Bad answers describe process adherence: "We followed the gate review process and escalated to the steering committee." Good answers describe judgment: "I made the call to delay the beta by two weeks to align with the hardware team's tape-out, even though it meant missing the marketing deadline. I presented the options to the VP with my recommendation, and I accepted the consequences."

What does the Huawei TPM system design interview test?

It tests your ability to decompose a complex program into phases, milestones, and risk registers under time pressure. The interviewer gives you a vague problem statement — for example, "Plan the launch of a new cloud storage service for enterprise customers in Southeast Asia" — and watches how you ask clarifying questions.

The insight is that Huawei values breadth over depth in system design. They want to see that you understand the full stack: hardware provisioning, software deployment, network latency, regulatory compliance, and customer onboarding. Your answer should include a dependency diagram (either drawn or described) that shows parallel workstreams and integration points.

Counter-intuitively, do not optimize for correctness. Optimize for completeness. A candidate who listed 12 risk items and then prioritized them was rated higher than a candidate who identified the one "correct" risk and solved it. The interviewer is simulating a real program review where you must surface unknowns, not solve them.

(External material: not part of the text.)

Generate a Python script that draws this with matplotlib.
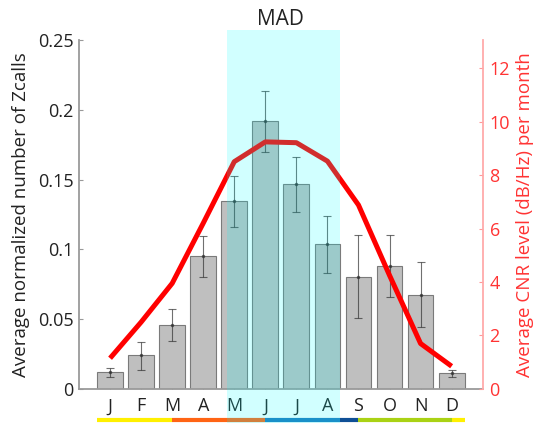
import numpy as np
import matplotlib
matplotlib.use('Agg')
import matplotlib.pyplot as plt
from matplotlib.patches import Rectangle
from matplotlib.ticker import FuncFormatter

plt.rcParams['font.family'] = ['Open Sans', 'DejaVu Sans']

# Monthly Zcall counts (mean with lower / upper error bounds) and CNR level
months = ['J', 'F', 'M', 'A', 'M', 'J', 'J', 'A', 'S', 'O', 'N', 'D']
zcalls = [0.012, 0.0243, 0.0458, 0.0953, 0.1347, 0.192, 0.1468, 0.1036, 0.0804, 0.0883, 0.0675, 0.0112]
zcalls_lo = [0.0085, 0.0136, 0.0346, 0.080, 0.1158, 0.170, 0.1266, 0.0829, 0.051, 0.066, 0.0446, 0.0088]
zcalls_hi = [0.015, 0.034, 0.057, 0.1098, 0.1528, 0.2135, 0.1664, 0.1241, 0.110, 0.110, 0.0907, 0.0136]
cnr = [1.15, 2.5, 3.95, 6.2, 8.5, 9.24, 9.21, 8.52, 6.88, 4.25, 1.7, 0.85]

# season band under the axis (month units) and highlighted period
season_edges = [0.57, 3.0, 6.0, 8.4, 9.0, 12.0, 12.43]
season_colors = ['#fff000', '#ff6414', '#1f78be', '#0f5096', '#aad214', '#fff000']
highlight = (4.78, 8.4)

x = np.arange(1, len(months) + 1)
mean = np.array(zcalls)
yerr = [mean - np.array(zcalls_lo), np.array(zcalls_hi) - mean]

fig = plt.figure(figsize=(5.35, 4.26), dpi=100)
ax = fig.add_axes([0.1477, 0.0869, 0.7545, 0.8192])

ax.bar(x, mean, width=0.83, color='#bfbfbf', edgecolor='#7a7a7a', linewidth=0.8, zorder=2)
ax.errorbar(x, mean, yerr=yerr, fmt='.', color='#333333', alpha=0.7, markersize=3,
            elinewidth=0.8, capsize=3, capthick=0.8, zorder=3)

ax.set_xlim(0, 13)
ax.set_ylim(0, 0.25)
ax.set_xticks(x)
ax.set_xticklabels(months)
ax.set_yticks([0, 0.05, 0.1, 0.15, 0.2, 0.25])
ax.yaxis.set_major_formatter(FuncFormatter(lambda v, p: '%g' % v))
ax.tick_params(axis='both', direction='in', length=3, width=0.8, color='#999999',
               labelsize=13, labelcolor='#222222', pad=4)
ax.tick_params(axis='x', pad=6)
for side in ['top', 'right']:
    ax.spines[side].set_visible(False)
for side in ['left', 'bottom']:
    ax.spines[side].set_color('#9a9a9a')
    ax.spines[side].set_linewidth(1.3)
ax.set_ylabel('Average normalized number of Zcalls', fontsize=13.5, color='#222222', labelpad=6)
ax.set_title('MAD', fontsize=15, color='#222222', pad=11)

# season band
xt = ax.get_xaxis_transform()
for x0, x1, c in zip(season_edges[:-1], season_edges[1:], season_colors):
    ax.plot([x0, x1], [-0.089, -0.089], color=c, linewidth=3, solid_capstyle='butt',
            transform=xt, clip_on=False)

ax2 = ax.twinx()
ax2.plot(x, cnr, color='red', linewidth=3.6, solid_capstyle='butt', zorder=4)
ax2.set_ylim(0, 13.05)
ax2.set_yticks(range(0, 13, 2))
ax2.tick_params(axis='y', direction='in', length=3, width=0.8, color='#ff9999',
                labelsize=13, labelcolor='#ff3333', pad=5)
for side in ['top', 'left', 'bottom']:
    ax2.spines[side].set_visible(False)
ax2.spines['right'].set_color('#ffaaaa')
ax2.spines['right'].set_linewidth(1.3)
ax2.set_ylabel('Average CNR level (dB/Hz) per month', fontsize=13.5, color='#ff3333', labelpad=4)

# translucent cyan overlay on the highlighted months
ax2.add_patch(Rectangle((highlight[0], -0.097), highlight[1] - highlight[0], 1.126,
                        transform=ax2.get_xaxis_transform(), facecolor='cyan', alpha=0.18,
                        edgecolor='none', clip_on=False, zorder=10))

fig.savefig('out.png', dpi=100)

How do I prepare for the Huawei culture fit round?

The culture fit round is not about "culture" in the Western sense. It is about your tolerance for ambiguity, relocation willingness, and ability to operate in a matrix organization where reporting lines cross business units and geographies.

The HR interviewer will ask: "Are you willing to relocate to Shenzhen or Dongguan for 6-12 months?" The correct answer is not "yes" — it is "yes, and I have already researched the housing options near the Xili campus." They are testing your willingness to embed in the team, not just your compliance.

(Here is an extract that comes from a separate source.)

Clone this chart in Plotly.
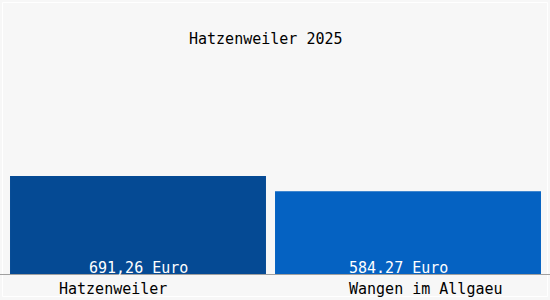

The deeper judgment is about your ability to handle indirect authority. Huawei TPMs often manage engineers who report to different functional managers. The HR interviewer will probe: "Describe a time when you had to influence a team that did not report to you." Bad answer: "I built relationships and used my personal credibility." Good answer: "I identified the team's key performance indicator, aligned my program goal to it, and negotiated a shared success metric with their manager."

What salary range should I expect for Huawei TPM roles?

Total compensation for TPM 3 roles in 2026 ranges from $120,000 to $180,000 base salary in the US, with a 20-40% performance bonus and a stock option grant that vests over 4 years. Huawei's stock is not publicly traded, so the options are valued based on internal appraisal — treat them as upside, not guaranteed income.

The negotiation leverage point is not your current salary. It is your ability to demonstrate a competing offer from a hardware-adjacent company (Apple, Google, Amazon's hardware division). Huawei's recruiters are trained to ask for your current offer letter. If you do not have one, your negotiating power is limited. In a 2024 negotiation I witnessed, a candidate with a written offer from Qualcomm received a 15% base increase and an accelerated vesting schedule. The candidate without a competing offer accepted the initial number.

Preparation Checklist

  • Build a program dependency map for your most recent product launch. List every team involved, their deliverables, and the integration points. Practice explaining this map in 5 minutes.
  • Prepare three SCARF stories — one about a schedule tradeoff, one about a resource conflict, and one about a scope reduction. Each story must include a specific moment where you made a judgment call with incomplete data.
  • Study the 3GPP release cycle and at least one Huawei product (Mate series, Pura series, or their cloud infrastructure). Know the difference between a firmware release and a hardware revision.
  • Simulate a system design interview with a timer. Use a whiteboard or Miro. Focus on dependency visualization, not solution correctness.
  • Work through a structured preparation system — the PM Interview Playbook covers Huawei-specific TPM interview patterns with real debrief examples from hardware-software integration programs. The resource includes dependency mapping frameworks and SCARF story templates that match what Huawei hiring managers expect.
  • Research Shenzhen relocation logistics. Know the company housing subsidy policy and the typical school options for expat families. This signals commitment in the culture fit round.

Mistakes to Avoid

  • Mistake 1: Treating the behavioral round like a PM interview. Bad: "I facilitated a retrospective and the team agreed to improve velocity." Good: "I identified that the hardware team's dependency was the critical path and renegotiated their deliverable date with their manager, accepting a 2-week schedule slip in exchange for a 20% reduction in defect rate."
  • Mistake 2: Assuming the system design round is about architecture. Bad: Drawing a cloud architecture diagram with microservices and load balancers. Good: Drawing a program timeline with parallel workstreams, risk buffers, and integration gates, then explaining your risk mitigation strategy for each gate.
  • Mistake 3: Failing to mention hardware in any answer. Bad: All examples are software-only, even when the question is about a cross-functional program. Good: Every story includes a hardware dependency, a carrier certification step, or a compliance requirement. Huawei is a hardware-first company; software is the enabler, not the product.

FAQ

How long does the Huawei TPM interview process take?

Three to five weeks from recruiter screen to offer decision. Huawei moves faster than most FAANG companies because they have fewer candidates and a centralized hiring committee. Expect a decision within one week of the final panel.

Does Huawei sponsor visas for TPM roles in the US?

Rarely for TPM roles below director level. Huawei's US operations are limited due to regulatory restrictions. Most US-based TPM roles are for citizens or permanent residents. The majority of TPM hiring is in Shenzhen, Dongguan, and Munich.

What is the biggest difference between Huawei and Google TPM interviews?

Huawei tests execution under hardware constraints; Google tests program management at scale. Huawei asks about chip tape-outs and carrier certification; Google asks about feature rollout and A/B testing. If your experience is purely software, you will struggle with Huawei's system design round.